• Exercise goal:
Type out every line below exactly as it reads.

• Source material:

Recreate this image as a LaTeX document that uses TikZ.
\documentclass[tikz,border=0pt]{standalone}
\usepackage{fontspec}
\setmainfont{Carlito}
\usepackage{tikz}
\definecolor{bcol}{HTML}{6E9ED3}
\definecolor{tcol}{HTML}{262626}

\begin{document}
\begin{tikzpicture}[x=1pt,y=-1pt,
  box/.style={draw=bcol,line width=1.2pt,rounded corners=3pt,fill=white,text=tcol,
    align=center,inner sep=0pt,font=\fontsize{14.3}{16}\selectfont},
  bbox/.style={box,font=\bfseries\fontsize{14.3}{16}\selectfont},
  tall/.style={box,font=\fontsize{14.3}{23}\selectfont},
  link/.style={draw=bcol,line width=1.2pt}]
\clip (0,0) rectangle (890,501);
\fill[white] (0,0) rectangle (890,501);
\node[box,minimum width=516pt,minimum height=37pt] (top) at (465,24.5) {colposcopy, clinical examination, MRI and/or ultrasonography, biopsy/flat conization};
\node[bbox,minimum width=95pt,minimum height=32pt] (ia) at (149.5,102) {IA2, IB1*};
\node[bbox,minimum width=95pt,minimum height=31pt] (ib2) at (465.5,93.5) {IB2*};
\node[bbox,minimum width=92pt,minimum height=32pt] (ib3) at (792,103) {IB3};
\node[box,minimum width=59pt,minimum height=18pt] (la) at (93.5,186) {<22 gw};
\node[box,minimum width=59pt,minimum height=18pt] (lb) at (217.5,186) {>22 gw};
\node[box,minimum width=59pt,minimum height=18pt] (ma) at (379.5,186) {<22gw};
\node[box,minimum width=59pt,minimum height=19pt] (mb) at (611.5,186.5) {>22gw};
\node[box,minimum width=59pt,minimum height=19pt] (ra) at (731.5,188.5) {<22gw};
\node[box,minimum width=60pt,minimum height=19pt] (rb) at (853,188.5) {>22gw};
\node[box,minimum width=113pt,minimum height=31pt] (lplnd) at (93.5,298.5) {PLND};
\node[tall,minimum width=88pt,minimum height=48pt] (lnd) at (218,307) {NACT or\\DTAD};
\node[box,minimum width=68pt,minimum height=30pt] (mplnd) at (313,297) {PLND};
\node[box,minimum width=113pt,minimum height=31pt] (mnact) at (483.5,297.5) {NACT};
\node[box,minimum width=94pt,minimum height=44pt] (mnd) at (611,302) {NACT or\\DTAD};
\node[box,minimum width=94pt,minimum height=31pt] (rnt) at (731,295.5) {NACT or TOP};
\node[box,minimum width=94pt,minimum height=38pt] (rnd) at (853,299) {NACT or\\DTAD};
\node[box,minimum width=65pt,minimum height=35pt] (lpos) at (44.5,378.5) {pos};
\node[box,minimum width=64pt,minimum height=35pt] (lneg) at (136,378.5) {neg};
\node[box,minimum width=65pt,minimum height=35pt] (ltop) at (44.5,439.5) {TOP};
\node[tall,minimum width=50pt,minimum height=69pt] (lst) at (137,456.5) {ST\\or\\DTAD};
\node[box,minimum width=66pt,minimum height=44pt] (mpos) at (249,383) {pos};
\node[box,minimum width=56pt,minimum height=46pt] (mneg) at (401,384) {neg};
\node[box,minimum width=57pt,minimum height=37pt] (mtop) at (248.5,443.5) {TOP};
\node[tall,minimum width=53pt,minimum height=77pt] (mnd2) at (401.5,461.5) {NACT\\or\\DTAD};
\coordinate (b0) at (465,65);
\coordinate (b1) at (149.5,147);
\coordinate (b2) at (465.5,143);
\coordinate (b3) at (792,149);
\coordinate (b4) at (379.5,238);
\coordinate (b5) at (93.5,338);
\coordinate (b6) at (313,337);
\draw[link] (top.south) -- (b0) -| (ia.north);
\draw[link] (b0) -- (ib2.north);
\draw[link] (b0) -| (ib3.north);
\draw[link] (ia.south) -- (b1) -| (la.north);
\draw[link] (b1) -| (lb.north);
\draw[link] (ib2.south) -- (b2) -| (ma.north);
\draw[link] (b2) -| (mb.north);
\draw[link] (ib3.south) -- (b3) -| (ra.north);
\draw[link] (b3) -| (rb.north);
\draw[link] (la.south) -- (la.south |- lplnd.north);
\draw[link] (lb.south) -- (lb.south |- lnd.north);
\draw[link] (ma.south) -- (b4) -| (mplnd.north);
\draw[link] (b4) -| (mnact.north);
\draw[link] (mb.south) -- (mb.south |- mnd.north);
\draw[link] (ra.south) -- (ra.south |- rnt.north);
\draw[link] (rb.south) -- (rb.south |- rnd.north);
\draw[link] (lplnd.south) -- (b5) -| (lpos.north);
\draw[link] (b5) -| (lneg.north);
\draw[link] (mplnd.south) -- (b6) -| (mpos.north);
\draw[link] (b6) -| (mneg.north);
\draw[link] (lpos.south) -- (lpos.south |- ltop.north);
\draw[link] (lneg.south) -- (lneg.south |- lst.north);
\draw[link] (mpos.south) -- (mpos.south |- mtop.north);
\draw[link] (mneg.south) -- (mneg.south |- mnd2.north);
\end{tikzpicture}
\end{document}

• Complete answer:
Recreate this image as a LaTeX document that uses TikZ.
\documentclass[tikz,border=0pt]{standalone}
\usepackage{fontspec}
\setmainfont{Carlito}
\usepackage{tikz}
\definecolor{bcol}{HTML}{6E9ED3}
\definecolor{tcol}{HTML}{262626}

\begin{document}
\begin{tikzpicture}[x=1pt,y=-1pt,
  box/.style={draw=bcol,line width=1.2pt,rounded corners=3pt,fill=white,text=tcol,
    align=center,inner sep=0pt,font=\fontsize{14.3}{16}\selectfont},
  bbox/.style={box,font=\bfseries\fontsize{14.3}{16}\selectfont},
  tall/.style={box,font=\fontsize{14.3}{23}\selectfont},
  link/.style={draw=bcol,line width=1.2pt}]
\clip (0,0) rectangle (890,501);
\fill[white] (0,0) rectangle (890,501);
\node[box,minimum width=516pt,minimum height=37pt] (top) at (465,24.5) {colposcopy, clinical examination, MRI and/or ultrasonography, biopsy/flat conization};
\node[bbox,minimum width=95pt,minimum height=32pt] (ia) at (149.5,102) {IA2, IB1*};
\node[bbox,minimum width=95pt,minimum height=31pt] (ib2) at (465.5,93.5) {IB2*};
\node[bbox,minimum width=92pt,minimum height=32pt] (ib3) at (792,103) {IB3};
\node[box,minimum width=59pt,minimum height=18pt] (la) at (93.5,186) {<22 gw};
\node[box,minimum width=59pt,minimum height=18pt] (lb) at (217.5,186) {>22 gw};
\node[box,minimum width=59pt,minimum height=18pt] (ma) at (379.5,186) {<22gw};
\node[box,minimum width=59pt,minimum height=19pt] (mb) at (611.5,186.5) {>22gw};
\node[box,minimum width=59pt,minimum height=19pt] (ra) at (731.5,188.5) {<22gw};
\node[box,minimum width=60pt,minimum height=19pt] (rb) at (853,188.5) {>22gw};
\node[box,minimum width=113pt,minimum height=31pt] (lplnd) at (93.5,298.5) {PLND};
\node[tall,minimum width=88pt,minimum height=48pt] (lnd) at (218,307) {NACT or\\DTAD};
\node[box,minimum width=68pt,minimum height=30pt] (mplnd) at (313,297) {PLND};
\node[box,minimum width=113pt,minimum height=31pt] (mnact) at (483.5,297.5) {NACT};
\node[box,minimum width=94pt,minimum height=44pt] (mnd) at (611,302) {NACT or\\DTAD};
\node[box,minimum width=94pt,minimum height=31pt] (rnt) at (731,295.5) {NACT or TOP};
\node[box,minimum width=94pt,minimum height=38pt] (rnd) at (853,299) {NACT or\\DTAD};
\node[box,minimum width=65pt,minimum height=35pt] (lpos) at (44.5,378.5) {pos};
\node[box,minimum width=64pt,minimum height=35pt] (lneg) at (136,378.5) {neg};
\node[box,minimum width=65pt,minimum height=35pt] (ltop) at (44.5,439.5) {TOP};
\node[tall,minimum width=50pt,minimum height=69pt] (lst) at (137,456.5) {ST\\or\\DTAD};
\node[box,minimum width=66pt,minimum height=44pt] (mpos) at (249,383) {pos};
\node[box,minimum width=56pt,minimum height=46pt] (mneg) at (401,384) {neg};
\node[box,minimum width=57pt,minimum height=37pt] (mtop) at (248.5,443.5) {TOP};
\node[tall,minimum width=53pt,minimum height=77pt] (mnd2) at (401.5,461.5) {NACT\\or\\DTAD};
\coordinate (b0) at (465,65);
\coordinate (b1) at (149.5,147);
\coordinate (b2) at (465.5,143);
\coordinate (b3) at (792,149);
\coordinate (b4) at (379.5,238);
\coordinate (b5) at (93.5,338);
\coordinate (b6) at (313,337);
\draw[link] (top.south) -- (b0) -| (ia.north);
\draw[link] (b0) -- (ib2.north);
\draw[link] (b0) -| (ib3.north);
\draw[link] (ia.south) -- (b1) -| (la.north);
\draw[link] (b1) -| (lb.north);
\draw[link] (ib2.south) -- (b2) -| (ma.north);
\draw[link] (b2) -| (mb.north);
\draw[link] (ib3.south) -- (b3) -| (ra.north);
\draw[link] (b3) -| (rb.north);
\draw[link] (la.south) -- (la.south |- lplnd.north);
\draw[link] (lb.south) -- (lb.south |- lnd.north);
\draw[link] (ma.south) -- (b4) -| (mplnd.north);
\draw[link] (b4) -| (mnact.north);
\draw[link] (mb.south) -- (mb.south |- mnd.north);
\draw[link] (ra.south) -- (ra.south |- rnt.north);
\draw[link] (rb.south) -- (rb.south |- rnd.north);
\draw[link] (lplnd.south) -- (b5) -| (lpos.north);
\draw[link] (b5) -| (lneg.north);
\draw[link] (mplnd.south) -- (b6) -| (mpos.north);
\draw[link] (b6) -| (mneg.north);
\draw[link] (lpos.south) -- (lpos.south |- ltop.north);
\draw[link] (lneg.south) -- (lneg.south |- lst.north);
\draw[link] (mpos.south) -- (mpos.south |- mtop.north);
\draw[link] (mneg.south) -- (mneg.south |- mnd2.north);
\end{tikzpicture}
\end{document}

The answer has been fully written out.